Söz konusu kişi ayrıca, Siyonist rejimin son saldırısında şehit edilen İranlı nükleer bilim insanlarından birine dair bilgileri de Mossad istihbarat servisine sunmuştur.
Tahran'da Mossad'ın Sızma Elemanı Tespit Edildi ve Tutuklandı
Ruzbeh Vadi’nin Siyonist rejimin istihbarat-terör servisi Mossad lehine yürüttüğü ihanet faaliyetleriyle eş zamanlı olarak, adı geçen şahıs Tahran’a dönüşü sonrasında, Mossad subaylarıyla görüştüğü seyahatlerden birinin ardından, güvenlik kurumlarının takibine alındı. Vadi’nin düşman Siyonist rejimle bağlantıları ve işbirliği şekli tespit edilerek gözaltına alındı.

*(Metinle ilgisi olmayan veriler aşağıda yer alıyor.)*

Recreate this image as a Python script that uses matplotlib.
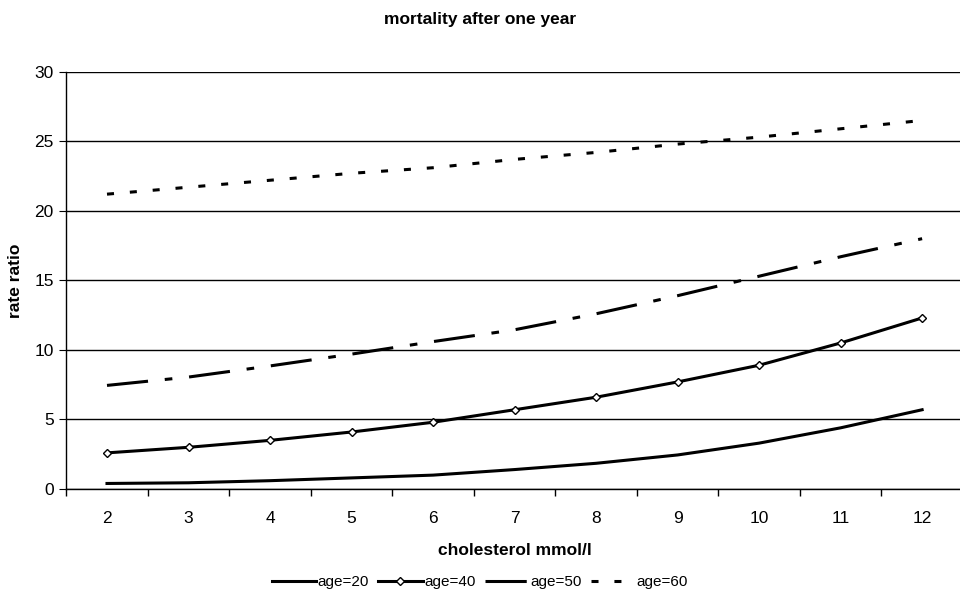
import matplotlib.pyplot as plt
import numpy as np

plt.rcParams['font.family'] = ['Liberation Sans', 'DejaVu Sans']

# cholesterol levels (mmol/l) and rate ratios per age group
cholesterol = [2, 3, 4, 5, 6, 7, 8, 9, 10, 11, 12]
age20 = [0.4, 0.45, 0.6, 0.8, 1.0, 1.4, 1.85, 2.45, 3.3, 4.4, 5.7]
age40 = [2.6, 3.0, 3.5, 4.1, 4.8, 5.7, 6.6, 7.7, 8.9, 10.5, 12.3]
age50 = [7.45, 8.05, 8.85, 9.7, 10.6, 11.45, 12.6, 13.9, 15.3, 16.7, 18.0]
age60 = [21.2, 21.7, 22.2, 22.7, 23.1, 23.7, 24.2, 24.8, 25.3, 25.9, 26.5]
labels = ['age=20', 'age=40', 'age=50', 'age=60']

fig = plt.figure(figsize=(9.6, 6.03), dpi=100)
ax = fig.add_axes([0.069, 0.189, 0.934, 0.692])

x = np.arange(len(cholesterol))
lw = 2.2
ax.plot(x, age20, color='black', lw=lw, label=labels[0])
ax.plot(x, age40, color='black', lw=lw, marker='D', ms=4,
        mfc='white', mec='black', mew=1, label=labels[1])
ax.plot(x, age50, color='black', lw=lw, dashes=(13.5, 5.5, 2.5, 5.5), label=labels[2])
ax.plot(x, age60, color='black', lw=lw, dashes=(2.3, 5.2), label=labels[3])

ax.set_xlim(-0.5, len(cholesterol) - 0.5)
ax.set_ylim(0, 30)
ax.set_yticks(range(0, 31, 5))
ax.set_xticks(x)
ax.set_xticklabels([str(c) for c in cholesterol])
ax.set_xticks(np.arange(-0.5, len(cholesterol), 1), minor=True)
ax.tick_params(axis='x', which='major', length=0, labelsize=12.5, pad=16)
ax.tick_params(axis='x', which='minor', length=5, direction='out', width=1)
ax.tick_params(axis='y', length=5, direction='out', labelsize=12.5, pad=4)

ax.yaxis.grid(True, color='black', lw=1)
ax.set_axisbelow(True)
for s in ['top', 'right']:
    ax.spines[s].set_visible(False)
ax.spines['left'].set_linewidth(1)
ax.spines['bottom'].set_linewidth(1)

ax.set_xlabel('cholesterol mmol/l', fontsize=12.5, fontweight='bold', labelpad=12)
ax.set_ylabel('rate ratio', fontsize=12.5, fontweight='bold', labelpad=8)
fig.text(0.5, 0.968, 'mortality after one year', ha='center', va='center',
         fontsize=12.5, fontweight='bold')

fig.legend(loc='center', bbox_to_anchor=(0.5, 0.035), ncol=4, frameon=False,
           fontsize=11, handlelength=2.9, handletextpad=0.1, columnspacing=0.6)

fig.savefig('out.png', dpi=100)
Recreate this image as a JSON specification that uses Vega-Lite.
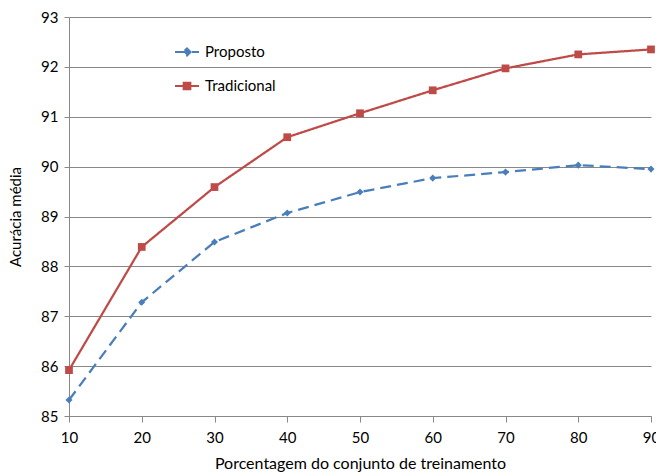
{
  "$schema": "https://vega.github.io/schema/vega-lite/v6.json",
  "width": 582,
  "height": 399,
  "autosize": "none",
  "padding": {"left": 69, "top": 17, "right": 5, "bottom": 58},
  "background": "white",
  "config": {
    "font": "Lato",
    "view": {"stroke": null},
    "axis": {"labelFont": "Lato", "titleFont": "Lato", "labelColor": "#000", "titleColor": "#000", "titleFontWeight": "normal"}
  },
  "data": {
    "values": [
      {"pct": 10, "serie": "Proposto", "acc": 85.32},
      {"pct": 20, "serie": "Proposto", "acc": 87.28},
      {"pct": 30, "serie": "Proposto", "acc": 88.49},
      {"pct": 40, "serie": "Proposto", "acc": 89.07},
      {"pct": 50, "serie": "Proposto", "acc": 89.49},
      {"pct": 60, "serie": "Proposto", "acc": 89.77},
      {"pct": 70, "serie": "Proposto", "acc": 89.89},
      {"pct": 80, "serie": "Proposto", "acc": 90.03},
      {"pct": 90, "serie": "Proposto", "acc": 89.95},
      {"pct": 10, "serie": "Tradicional", "acc": 85.92},
      {"pct": 20, "serie": "Tradicional", "acc": 88.39},
      {"pct": 30, "serie": "Tradicional", "acc": 89.59},
      {"pct": 40, "serie": "Tradicional", "acc": 90.59},
      {"pct": 50, "serie": "Tradicional", "acc": 91.07},
      {"pct": 60, "serie": "Tradicional", "acc": 91.53},
      {"pct": 70, "serie": "Tradicional", "acc": 91.97},
      {"pct": 80, "serie": "Tradicional", "acc": 92.25},
      {"pct": 90, "serie": "Tradicional", "acc": 92.35}
    ]
  },
  "encoding": {
    "x": {
      "field": "pct", "type": "quantitative",
      "scale": {"domain": [10, 90], "nice": false, "zero": false},
      "axis": {
        "values": [10, 20, 30, 40, 50, 60, 70, 80, 90],
        "title": "Porcentagem do conjunto de treinamento",
        "titleFontSize": 16, "labelFontSize": 15,
        "grid": false, "domainColor": "#888", "tickColor": "#888", "tickSize": 6,
        "labelPadding": 8, "titlePadding": 10, "labelFlush": false, "labelOverlap": false
      }
    },
    "y": {
      "field": "acc", "type": "quantitative",
      "scale": {"domain": [85, 93], "nice": false, "zero": false},
      "axis": {
        "values": [85, 86, 87, 88, 89, 90, 91, 92, 93],
        "title": "Acurácia média",
        "titleFontSize": 15, "labelFontSize": 15,
        "grid": true, "gridColor": "#888", "gridOpacity": 1,
        "domainColor": "#888", "tickColor": "#888", "tickSize": 5,
        "labelPadding": 6, "titlePadding": 17
      }
    },
    "color": {
      "field": "serie", "type": "nominal",
      "scale": {"domain": ["Proposto", "Tradicional"], "range": ["#4A7EBB", "#BE4B48"]},
      "legend": {
        "title": null,
        "orient": "none",
        "legendX": 105,
        "legendY": 22,
        "labelFontSize": 15,
        "labelColor": "#000",
        "labelFont": "Lato",
        "rowPadding": 13,
        "labelOffset": 5,
        "symbolSize": 576,
        "symbolOpacity": 1,
        "symbolStrokeWidth": 2,
        "encode": {
          "symbols": {
            "update": {
              "shape": {"signal": "datum.value === 'Proposto' ? 'M-1,0H1M0,-0.3L0.3,0L0,0.3L-0.3,0Z' : 'M-1,0H1M-0.28,-0.28H0.28V0.28H-0.28Z'"},
              "size": {"value": 576},
              "fill": {"signal": "datum.value === 'Proposto' ? '#4A7EBB' : '#BE4B48'"},
              "stroke": {"signal": "datum.value === 'Proposto' ? '#4A7EBB' : '#BE4B48'"},
              "strokeWidth": {"value": 2},
              "opacity": {"value": 1},
              "fillOpacity": {"value": 1},
              "strokeOpacity": {"value": 1},
              "strokeDash": {"value": []}
            }
          }
        }
      }
    }
  },
  "layer": [
    {
      "mark": {"type": "line", "strokeWidth": 2.25},
      "encoding": {
        "strokeDash": {
          "field": "serie", "type": "nominal",
          "scale": {"domain": ["Proposto", "Tradicional"], "range": [[11, 6], [1, 0]]},
          "legend": null
        }
      }
    },
    {
      "transform": [{"filter": "datum.serie === 'Proposto'"}],
      "mark": {"type": "point", "filled": true, "opacity": 1, "shape": "diamond", "size": 50}
    },
    {
      "transform": [{"filter": "datum.serie === 'Tradicional'"}],
      "mark": {"type": "point", "filled": true, "opacity": 1, "shape": "square", "size": 60}
    }
  ]
}
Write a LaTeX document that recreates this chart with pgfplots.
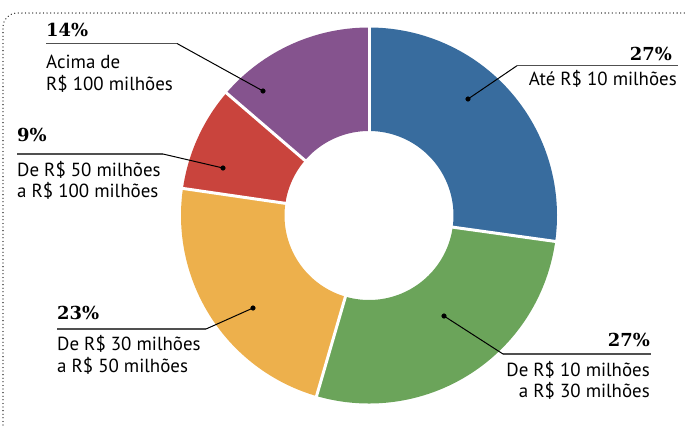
\documentclass[border=0pt]{standalone}
\usepackage{pgfplots}
\pgfplotsset{compat=1.18}
\usepackage{fontspec}
\setmainfont{PT Sans}
\newfontfamily\pctfont{DejaVu Serif}
\definecolor{cblue}{HTML}{386C9E}
\definecolor{cgreen}{HTML}{6BA45A}
\definecolor{cyellow}{HTML}{EDB04C}
\definecolor{cred}{HTML}{C9443D}
\definecolor{cpurple}{HTML}{85538E}
\definecolor{rulegray}{HTML}{505050}
\newcommand{\lbl}{\fontsize{19}{19}\selectfont}
\newcommand{\pct}{\pctfont\bfseries\fontsize{18}{18}\selectfont}
\begin{document}
\begin{tikzpicture}
\begin{axis}[name=ax, x=1bp, y=1bp, xmin=0, xmax=685, ymin=0, ymax=425,
  y dir=reverse, hide axis, clip=false, enlargelimits=false]
% dotted frame
\addplot[black, line width=1.3bp, dash pattern=on 0pt off 3.6bp, line cap=round, rounded corners=14bp]
  coordinates {(3,425) (3,13) (685,13)};
% donut slices (shares as drawn: 27.2, 27.3, 22.8, 9.0, 13.7), clockwise from top
\addplot[cblue, line width=103.5bp, domain={90-3.6*27.2}:90, samples=120, line join=round]
  ({369+136.25*cos(x)},{215.5-136.25*sin(x)});
\addplot[cgreen, line width=103.5bp, domain={90-3.6*54.5}:{90-3.6*27.2}, samples=120, line join=round]
  ({369+136.25*cos(x)},{215.5-136.25*sin(x)});
\addplot[cyellow, line width=103.5bp, domain={90-3.6*77.3}:{90-3.6*54.5}, samples=120, line join=round]
  ({369+136.25*cos(x)},{215.5-136.25*sin(x)});
\addplot[cred, line width=103.5bp, domain={90-3.6*86.3}:{90-3.6*77.3}, samples=60, line join=round]
  ({369+136.25*cos(x)},{215.5-136.25*sin(x)});
\addplot[cpurple, line width=103.5bp, domain={90-3.6*100}:{90-3.6*86.3}, samples=80, line join=round]
  ({369+136.25*cos(x)},{215.5-136.25*sin(x)});
% white separators
\foreach \c in {0,27.2,54.5,77.3,86.3}{
  \addplot[white, line width=3bp, domain=80:192, samples=2]
    ({369+x*cos(90-3.6*\c)},{215.5-x*sin(90-3.6*\c)});
}
% leaders
\addplot[rulegray, line width=1.1bp] coordinates {(46,43.5) (177,43.5)};
\addplot[black, line width=1bp] coordinates {(177,43.5) (263,91)};
\addplot[rulegray, line width=1.1bp] coordinates {(17,154) (163,154)};
\addplot[black, line width=1bp] coordinates {(163,154) (223,168)};
\addplot[rulegray, line width=1.1bp] coordinates {(517,65.7) (678,65.7)};
\addplot[black, line width=1bp] coordinates {(517,65.7) (468,99)};
\addplot[rulegray, line width=1.1bp] coordinates {(503,354) (651,354)};
\addplot[black, line width=1bp] coordinates {(503,354) (444,316)};
\addplot[rulegray, line width=1.1bp] coordinates {(57,329) (206,329)};
\addplot[black, line width=1bp] coordinates {(206,329) (253,308)};
\addplot[only marks, mark=*, mark size=2.3bp, black] coordinates {(263,91) (223,168) (468,99) (444,316) (253,308)};
% labels
\node[anchor=base west, inner sep=0pt, font=\pct] at (axis cs:46,36) {14\%};
\node[anchor=base west, inner sep=0pt, font=\lbl] at (axis cs:46,68) {Acima de};
\node[anchor=base west, inner sep=0pt, font=\lbl] at (axis cs:46,90) {R\$ 100 milhões};
\node[anchor=base west, inner sep=0pt, font=\pct] at (axis cs:17,141.5) {9\%};
\node[anchor=base west, inner sep=0pt, font=\lbl] at (axis cs:17,176) {De R\$ 50 milhões};
\node[anchor=base west, inner sep=0pt, font=\lbl] at (axis cs:17,197) {a R\$ 100 milhões};
\node[anchor=base east, inner sep=0pt, font=\pct] at (axis cs:672,60) {27\%};
\node[anchor=base east, inner sep=0pt, font=\lbl] at (axis cs:677,85) {Até R\$ 10 milhões};
\node[anchor=base east, inner sep=0pt, font=\pct] at (axis cs:650,346.5) {27\%};
\node[anchor=base east, inner sep=0pt, font=\lbl] at (axis cs:650,376) {De R\$ 10 milhões};
\node[anchor=base east, inner sep=0pt, font=\lbl] at (axis cs:650,397.5) {a R\$ 30 milhões};
\node[anchor=base west, inner sep=0pt, font=\pct] at (axis cs:57,319.5) {23\%};
\node[anchor=base west, inner sep=0pt, font=\lbl] at (axis cs:57,350) {De R\$ 30 milhões};
\node[anchor=base west, inner sep=0pt, font=\lbl] at (axis cs:57,372) {a R\$ 50 milhões};
\end{axis}
\pgfresetboundingbox
\path (ax.south west) rectangle (ax.north east);
\end{tikzpicture}
\end{document}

Açılan dava dosyasında, sanık hakkında “Siyonist işgal rejimi lehine casusluk ve istihbarat işbirliği yapmak ve bu casusluk faaliyetlerin karşılığında belirli bir meblağ almak” suçlamasıyla tutuklama emri ve iddianameyle mahkemeye sevk edildi. Sanığın suçlarına, yasal usuller çerçevesinde adli süreçte detaylı olarak bakıldı.
Mossad istihbarat-terör örgütüyle kapsamlı ve bilinçli işbirliği ve bu görevleri yerine getirmek için bilgi sağlama ve para alma girişimleri, Ruzbeh Vadi'nin Siyonist Rejimin Barış ve Güvenliğe Karşı Düşmanca Eylemlerine Karşı Koyma Yasası'nın 6. maddesi ve 1392'de kabul edilen İslam Ceza Kanunu'nun 279, 283, 286 ve 211. maddelerine atıfta bulunan bir mahkeme kararıyla idama mahkûm edilmesine yol açtı.
Yayımlanan kararın bir bölümünde, adı geçen sanığın, İran'ın iç ve dış güvenliğine karşı ciddi suçlar işlediği, kamu düzeninde büyük bozulmalara yol açtığı açıkça belirtilmiştir.
İlk derece mahkemesinin kararının ardından dosya Yüksek Mahkeme’ye (Divan-ı Âli) temyiz incelemesi için gönderildi. Mevcut delil ve belgeler ışığında, yerel mahkeme kararı onaylanarak kesinleşti.
Son olarak, mahkemede verilen kararlar ve yasal prosedürler doğrultusunda, mahkûm bu sabah (6 Ağustos 2025 ) tarihinde idam edilerek cezası infaz edildi.